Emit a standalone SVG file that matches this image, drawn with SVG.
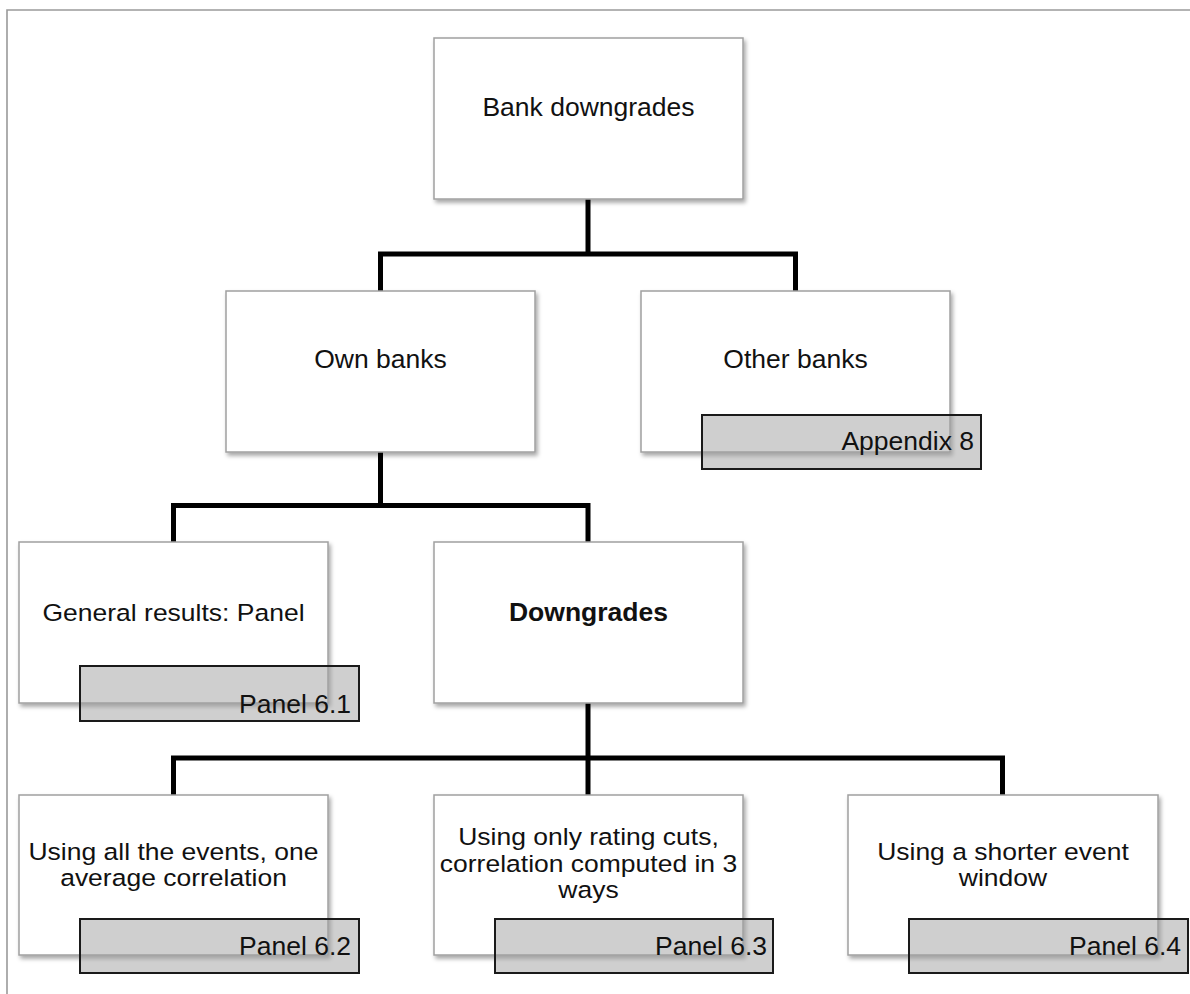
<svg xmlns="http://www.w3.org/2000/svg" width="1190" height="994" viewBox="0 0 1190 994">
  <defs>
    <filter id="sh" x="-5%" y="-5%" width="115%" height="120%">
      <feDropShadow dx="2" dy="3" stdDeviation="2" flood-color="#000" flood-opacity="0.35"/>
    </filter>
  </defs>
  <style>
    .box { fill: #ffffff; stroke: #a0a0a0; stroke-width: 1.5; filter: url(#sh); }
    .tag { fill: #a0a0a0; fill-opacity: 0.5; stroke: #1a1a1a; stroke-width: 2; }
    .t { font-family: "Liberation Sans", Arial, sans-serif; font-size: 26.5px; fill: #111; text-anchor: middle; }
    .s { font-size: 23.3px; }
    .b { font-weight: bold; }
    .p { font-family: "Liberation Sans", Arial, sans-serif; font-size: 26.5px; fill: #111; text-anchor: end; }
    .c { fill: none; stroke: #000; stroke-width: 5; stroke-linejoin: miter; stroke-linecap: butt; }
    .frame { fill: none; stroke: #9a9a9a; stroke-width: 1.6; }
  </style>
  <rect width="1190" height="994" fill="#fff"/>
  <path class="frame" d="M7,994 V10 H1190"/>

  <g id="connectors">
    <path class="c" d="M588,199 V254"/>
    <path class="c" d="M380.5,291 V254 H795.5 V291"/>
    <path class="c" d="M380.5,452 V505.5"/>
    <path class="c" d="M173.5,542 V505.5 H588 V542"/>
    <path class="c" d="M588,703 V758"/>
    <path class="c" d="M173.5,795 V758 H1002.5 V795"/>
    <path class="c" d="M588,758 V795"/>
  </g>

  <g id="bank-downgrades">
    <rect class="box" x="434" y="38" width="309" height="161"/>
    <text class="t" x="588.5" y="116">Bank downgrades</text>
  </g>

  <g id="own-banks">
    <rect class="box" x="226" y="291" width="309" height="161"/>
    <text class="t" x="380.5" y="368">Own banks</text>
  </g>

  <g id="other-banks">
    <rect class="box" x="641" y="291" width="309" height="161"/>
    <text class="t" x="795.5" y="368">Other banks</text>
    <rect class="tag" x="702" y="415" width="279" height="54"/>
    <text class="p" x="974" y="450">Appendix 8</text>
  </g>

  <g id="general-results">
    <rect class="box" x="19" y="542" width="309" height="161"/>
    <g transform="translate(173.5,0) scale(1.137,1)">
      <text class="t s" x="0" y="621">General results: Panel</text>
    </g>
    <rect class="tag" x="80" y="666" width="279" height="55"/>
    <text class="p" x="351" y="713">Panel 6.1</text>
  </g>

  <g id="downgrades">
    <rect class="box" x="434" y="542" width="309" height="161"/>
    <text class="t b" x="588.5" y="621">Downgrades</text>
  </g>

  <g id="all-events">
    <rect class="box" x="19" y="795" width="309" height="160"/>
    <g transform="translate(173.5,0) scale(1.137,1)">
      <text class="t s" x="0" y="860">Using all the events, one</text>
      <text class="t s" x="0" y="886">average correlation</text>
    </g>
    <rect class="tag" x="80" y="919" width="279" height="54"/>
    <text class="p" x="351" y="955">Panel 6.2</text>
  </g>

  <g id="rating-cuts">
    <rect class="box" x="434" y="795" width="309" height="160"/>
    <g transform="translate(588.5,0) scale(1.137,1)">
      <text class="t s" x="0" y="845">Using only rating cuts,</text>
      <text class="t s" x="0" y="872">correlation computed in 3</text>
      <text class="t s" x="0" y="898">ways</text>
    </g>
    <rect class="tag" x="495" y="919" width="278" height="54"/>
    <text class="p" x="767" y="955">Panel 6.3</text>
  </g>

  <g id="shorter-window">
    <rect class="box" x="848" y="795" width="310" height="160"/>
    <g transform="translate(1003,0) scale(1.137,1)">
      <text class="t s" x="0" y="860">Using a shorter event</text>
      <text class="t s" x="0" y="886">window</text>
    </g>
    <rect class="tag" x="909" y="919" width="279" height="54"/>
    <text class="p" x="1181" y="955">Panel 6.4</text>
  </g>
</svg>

• Task statement
Print each line of the material above exactly, with the pictures removed from your copy.

• Result
Emit a standalone SVG file that matches this image, drawn with SVG.
<svg xmlns="http://www.w3.org/2000/svg" width="1190" height="994" viewBox="0 0 1190 994">
  <defs>
    <filter id="sh" x="-5%" y="-5%" width="115%" height="120%">
      <feDropShadow dx="2" dy="3" stdDeviation="2" flood-color="#000" flood-opacity="0.35"/>
    </filter>
  </defs>
  <style>
    .box { fill: #ffffff; stroke: #a0a0a0; stroke-width: 1.5; filter: url(#sh); }
    .tag { fill: #a0a0a0; fill-opacity: 0.5; stroke: #1a1a1a; stroke-width: 2; }
    .t { font-family: "Liberation Sans", Arial, sans-serif; font-size: 26.5px; fill: #111; text-anchor: middle; }
    .s { font-size: 23.3px; }
    .b { font-weight: bold; }
    .p { font-family: "Liberation Sans", Arial, sans-serif; font-size: 26.5px; fill: #111; text-anchor: end; }
    .c { fill: none; stroke: #000; stroke-width: 5; stroke-linejoin: miter; stroke-linecap: butt; }
    .frame { fill: none; stroke: #9a9a9a; stroke-width: 1.6; }
  </style>
  <rect width="1190" height="994" fill="#fff"/>
  <path class="frame" d="M7,994 V10 H1190"/>

  <g id="connectors">
    <path class="c" d="M588,199 V254"/>
    <path class="c" d="M380.5,291 V254 H795.5 V291"/>
    <path class="c" d="M380.5,452 V505.5"/>
    <path class="c" d="M173.5,542 V505.5 H588 V542"/>
    <path class="c" d="M588,703 V758"/>
    <path class="c" d="M173.5,795 V758 H1002.5 V795"/>
    <path class="c" d="M588,758 V795"/>
  </g>

  <g id="bank-downgrades">
    <rect class="box" x="434" y="38" width="309" height="161"/>
    <text class="t" x="588.5" y="116">Bank downgrades</text>
  </g>

  <g id="own-banks">
    <rect class="box" x="226" y="291" width="309" height="161"/>
    <text class="t" x="380.5" y="368">Own banks</text>
  </g>

  <g id="other-banks">
    <rect class="box" x="641" y="291" width="309" height="161"/>
    <text class="t" x="795.5" y="368">Other banks</text>
    <rect class="tag" x="702" y="415" width="279" height="54"/>
    <text class="p" x="974" y="450">Appendix 8</text>
  </g>

  <g id="general-results">
    <rect class="box" x="19" y="542" width="309" height="161"/>
    <g transform="translate(173.5,0) scale(1.137,1)">
      <text class="t s" x="0" y="621">General results: Panel</text>
    </g>
    <rect class="tag" x="80" y="666" width="279" height="55"/>
    <text class="p" x="351" y="713">Panel 6.1</text>
  </g>

  <g id="downgrades">
    <rect class="box" x="434" y="542" width="309" height="161"/>
    <text class="t b" x="588.5" y="621">Downgrades</text>
  </g>

  <g id="all-events">
    <rect class="box" x="19" y="795" width="309" height="160"/>
    <g transform="translate(173.5,0) scale(1.137,1)">
      <text class="t s" x="0" y="860">Using all the events, one</text>
      <text class="t s" x="0" y="886">average correlation</text>
    </g>
    <rect class="tag" x="80" y="919" width="279" height="54"/>
    <text class="p" x="351" y="955">Panel 6.2</text>
  </g>

  <g id="rating-cuts">
    <rect class="box" x="434" y="795" width="309" height="160"/>
    <g transform="translate(588.5,0) scale(1.137,1)">
      <text class="t s" x="0" y="845">Using only rating cuts,</text>
      <text class="t s" x="0" y="872">correlation computed in 3</text>
      <text class="t s" x="0" y="898">ways</text>
    </g>
    <rect class="tag" x="495" y="919" width="278" height="54"/>
    <text class="p" x="767" y="955">Panel 6.3</text>
  </g>

  <g id="shorter-window">
    <rect class="box" x="848" y="795" width="310" height="160"/>
    <g transform="translate(1003,0) scale(1.137,1)">
      <text class="t s" x="0" y="860">Using a shorter event</text>
      <text class="t s" x="0" y="886">window</text>
    </g>
    <rect class="tag" x="909" y="919" width="279" height="54"/>
    <text class="p" x="1181" y="955">Panel 6.4</text>
  </g>
</svg>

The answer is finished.